** START OF RECORD LIST **

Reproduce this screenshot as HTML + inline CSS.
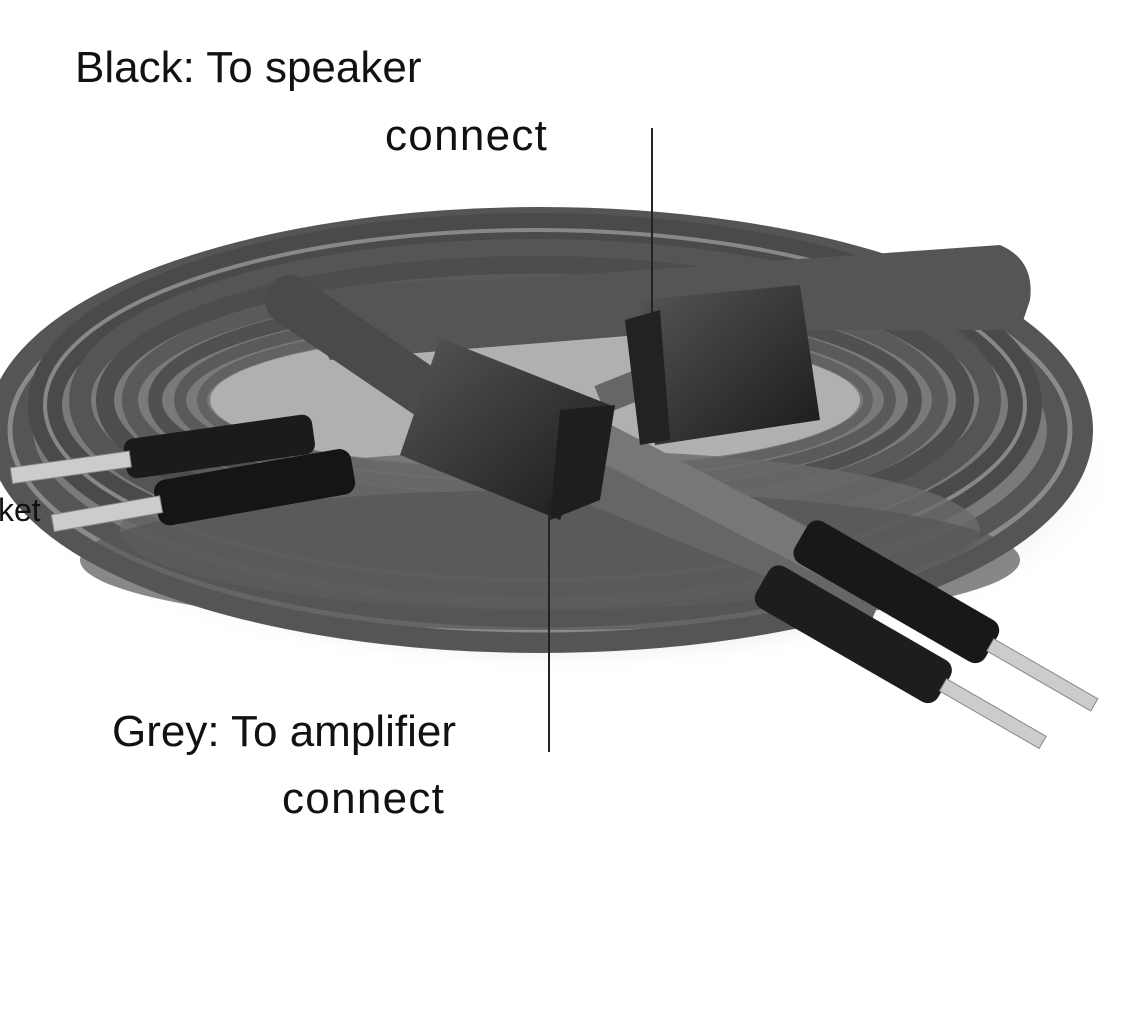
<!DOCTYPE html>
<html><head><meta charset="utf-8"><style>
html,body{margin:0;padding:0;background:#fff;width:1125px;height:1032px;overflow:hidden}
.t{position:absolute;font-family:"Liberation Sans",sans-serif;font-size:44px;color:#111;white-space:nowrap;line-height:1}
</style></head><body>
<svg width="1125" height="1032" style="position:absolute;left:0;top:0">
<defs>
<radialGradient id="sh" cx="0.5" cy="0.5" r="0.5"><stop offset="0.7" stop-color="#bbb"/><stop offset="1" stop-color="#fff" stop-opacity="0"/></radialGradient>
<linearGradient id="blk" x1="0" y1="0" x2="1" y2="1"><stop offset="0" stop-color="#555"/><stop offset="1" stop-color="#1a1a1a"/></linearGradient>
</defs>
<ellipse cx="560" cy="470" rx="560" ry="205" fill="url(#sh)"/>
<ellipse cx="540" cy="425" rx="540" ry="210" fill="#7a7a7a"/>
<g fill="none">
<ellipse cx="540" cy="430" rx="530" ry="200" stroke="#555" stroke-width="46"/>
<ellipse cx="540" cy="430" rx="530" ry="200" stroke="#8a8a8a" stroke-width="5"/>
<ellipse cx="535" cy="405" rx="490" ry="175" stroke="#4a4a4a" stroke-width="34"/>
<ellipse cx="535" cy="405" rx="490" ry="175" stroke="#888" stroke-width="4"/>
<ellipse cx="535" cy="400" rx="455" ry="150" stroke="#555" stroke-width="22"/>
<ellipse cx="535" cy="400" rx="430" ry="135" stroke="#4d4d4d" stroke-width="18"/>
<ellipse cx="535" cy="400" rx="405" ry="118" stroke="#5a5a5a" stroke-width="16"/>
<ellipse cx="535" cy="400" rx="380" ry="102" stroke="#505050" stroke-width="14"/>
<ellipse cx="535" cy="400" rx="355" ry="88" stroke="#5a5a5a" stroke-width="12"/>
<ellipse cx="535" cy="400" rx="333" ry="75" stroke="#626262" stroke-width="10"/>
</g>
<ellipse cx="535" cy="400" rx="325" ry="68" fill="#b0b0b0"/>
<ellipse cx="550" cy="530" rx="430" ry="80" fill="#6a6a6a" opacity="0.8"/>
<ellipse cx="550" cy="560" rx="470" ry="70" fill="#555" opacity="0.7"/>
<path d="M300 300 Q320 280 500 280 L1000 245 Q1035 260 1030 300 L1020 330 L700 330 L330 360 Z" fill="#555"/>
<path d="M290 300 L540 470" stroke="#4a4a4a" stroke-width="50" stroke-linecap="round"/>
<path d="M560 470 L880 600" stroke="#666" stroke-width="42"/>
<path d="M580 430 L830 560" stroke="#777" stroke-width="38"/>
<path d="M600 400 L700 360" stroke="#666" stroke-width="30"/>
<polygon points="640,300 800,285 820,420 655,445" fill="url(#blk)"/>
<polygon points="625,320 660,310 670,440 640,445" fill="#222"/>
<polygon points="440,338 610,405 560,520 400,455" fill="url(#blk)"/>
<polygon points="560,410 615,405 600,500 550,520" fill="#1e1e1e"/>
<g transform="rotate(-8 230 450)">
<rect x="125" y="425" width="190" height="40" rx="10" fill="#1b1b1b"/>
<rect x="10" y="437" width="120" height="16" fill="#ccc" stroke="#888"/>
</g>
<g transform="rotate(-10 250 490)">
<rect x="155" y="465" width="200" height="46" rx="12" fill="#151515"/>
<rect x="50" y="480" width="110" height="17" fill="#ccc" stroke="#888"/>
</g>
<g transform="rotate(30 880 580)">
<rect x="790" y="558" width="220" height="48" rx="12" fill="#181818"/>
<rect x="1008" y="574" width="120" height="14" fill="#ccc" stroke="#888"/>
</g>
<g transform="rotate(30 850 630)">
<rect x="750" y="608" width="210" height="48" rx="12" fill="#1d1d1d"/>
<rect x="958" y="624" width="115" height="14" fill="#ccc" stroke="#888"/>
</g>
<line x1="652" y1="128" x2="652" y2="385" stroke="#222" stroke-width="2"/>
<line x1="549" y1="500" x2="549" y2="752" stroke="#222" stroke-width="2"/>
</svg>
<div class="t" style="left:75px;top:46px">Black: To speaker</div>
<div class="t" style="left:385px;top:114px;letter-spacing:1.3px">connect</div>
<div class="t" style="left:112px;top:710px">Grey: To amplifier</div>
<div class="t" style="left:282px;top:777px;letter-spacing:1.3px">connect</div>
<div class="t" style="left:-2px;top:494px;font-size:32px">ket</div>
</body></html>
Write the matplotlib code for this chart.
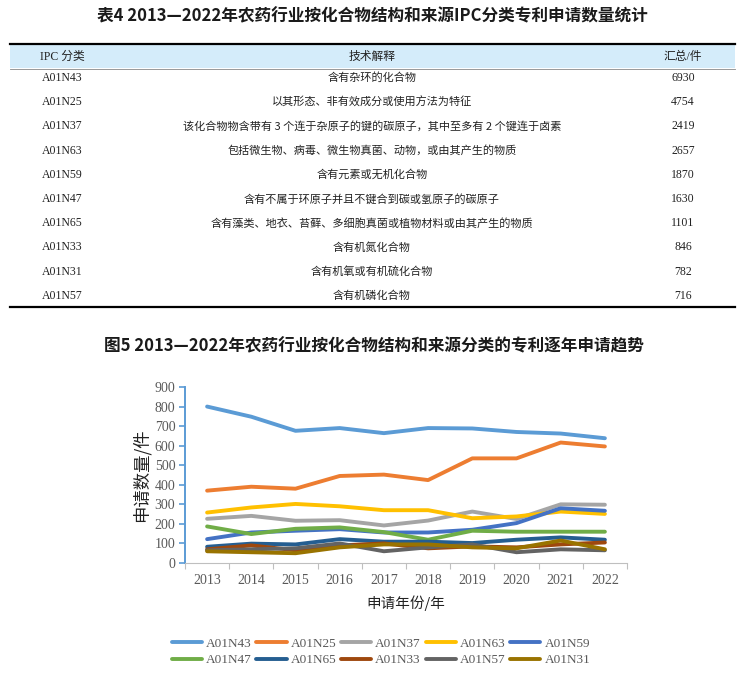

** END OF RECORD LIST **

[EXERCISE DETAILS] Your task is to return the entries above exactly, with no pictures.

[THE ANSWER]
Reproduce this screenshot as HTML + inline CSS.
<!DOCTYPE html>
<html><head><meta charset="utf-8"><style>
html,body{margin:0;padding:0;background:#fff;width:1125px;height:1032px;overflow:hidden}
.t{position:absolute;font-family:"Liberation Sans",sans-serif;font-size:44px;color:#111;white-space:nowrap;line-height:1}
</style></head><body>
<svg width="1125" height="1032" style="position:absolute;left:0;top:0">
<defs>
<radialGradient id="sh" cx="0.5" cy="0.5" r="0.5"><stop offset="0.7" stop-color="#bbb"/><stop offset="1" stop-color="#fff" stop-opacity="0"/></radialGradient>
<linearGradient id="blk" x1="0" y1="0" x2="1" y2="1"><stop offset="0" stop-color="#555"/><stop offset="1" stop-color="#1a1a1a"/></linearGradient>
</defs>
<ellipse cx="560" cy="470" rx="560" ry="205" fill="url(#sh)"/>
<ellipse cx="540" cy="425" rx="540" ry="210" fill="#7a7a7a"/>
<g fill="none">
<ellipse cx="540" cy="430" rx="530" ry="200" stroke="#555" stroke-width="46"/>
<ellipse cx="540" cy="430" rx="530" ry="200" stroke="#8a8a8a" stroke-width="5"/>
<ellipse cx="535" cy="405" rx="490" ry="175" stroke="#4a4a4a" stroke-width="34"/>
<ellipse cx="535" cy="405" rx="490" ry="175" stroke="#888" stroke-width="4"/>
<ellipse cx="535" cy="400" rx="455" ry="150" stroke="#555" stroke-width="22"/>
<ellipse cx="535" cy="400" rx="430" ry="135" stroke="#4d4d4d" stroke-width="18"/>
<ellipse cx="535" cy="400" rx="405" ry="118" stroke="#5a5a5a" stroke-width="16"/>
<ellipse cx="535" cy="400" rx="380" ry="102" stroke="#505050" stroke-width="14"/>
<ellipse cx="535" cy="400" rx="355" ry="88" stroke="#5a5a5a" stroke-width="12"/>
<ellipse cx="535" cy="400" rx="333" ry="75" stroke="#626262" stroke-width="10"/>
</g>
<ellipse cx="535" cy="400" rx="325" ry="68" fill="#b0b0b0"/>
<ellipse cx="550" cy="530" rx="430" ry="80" fill="#6a6a6a" opacity="0.8"/>
<ellipse cx="550" cy="560" rx="470" ry="70" fill="#555" opacity="0.7"/>
<path d="M300 300 Q320 280 500 280 L1000 245 Q1035 260 1030 300 L1020 330 L700 330 L330 360 Z" fill="#555"/>
<path d="M290 300 L540 470" stroke="#4a4a4a" stroke-width="50" stroke-linecap="round"/>
<path d="M560 470 L880 600" stroke="#666" stroke-width="42"/>
<path d="M580 430 L830 560" stroke="#777" stroke-width="38"/>
<path d="M600 400 L700 360" stroke="#666" stroke-width="30"/>
<polygon points="640,300 800,285 820,420 655,445" fill="url(#blk)"/>
<polygon points="625,320 660,310 670,440 640,445" fill="#222"/>
<polygon points="440,338 610,405 560,520 400,455" fill="url(#blk)"/>
<polygon points="560,410 615,405 600,500 550,520" fill="#1e1e1e"/>
<g transform="rotate(-8 230 450)">
<rect x="125" y="425" width="190" height="40" rx="10" fill="#1b1b1b"/>
<rect x="10" y="437" width="120" height="16" fill="#ccc" stroke="#888"/>
</g>
<g transform="rotate(-10 250 490)">
<rect x="155" y="465" width="200" height="46" rx="12" fill="#151515"/>
<rect x="50" y="480" width="110" height="17" fill="#ccc" stroke="#888"/>
</g>
<g transform="rotate(30 880 580)">
<rect x="790" y="558" width="220" height="48" rx="12" fill="#181818"/>
<rect x="1008" y="574" width="120" height="14" fill="#ccc" stroke="#888"/>
</g>
<g transform="rotate(30 850 630)">
<rect x="750" y="608" width="210" height="48" rx="12" fill="#1d1d1d"/>
<rect x="958" y="624" width="115" height="14" fill="#ccc" stroke="#888"/>
</g>
<line x1="652" y1="128" x2="652" y2="385" stroke="#222" stroke-width="2"/>
<line x1="549" y1="500" x2="549" y2="752" stroke="#222" stroke-width="2"/>
</svg>
<div class="t" style="left:75px;top:46px">Black: To speaker</div>
<div class="t" style="left:385px;top:114px;letter-spacing:1.3px">connect</div>
<div class="t" style="left:112px;top:710px">Grey: To amplifier</div>
<div class="t" style="left:282px;top:777px;letter-spacing:1.3px">connect</div>
<div class="t" style="left:-2px;top:494px;font-size:32px">ket</div>
</body></html>
Write the matplotlib code for this chart.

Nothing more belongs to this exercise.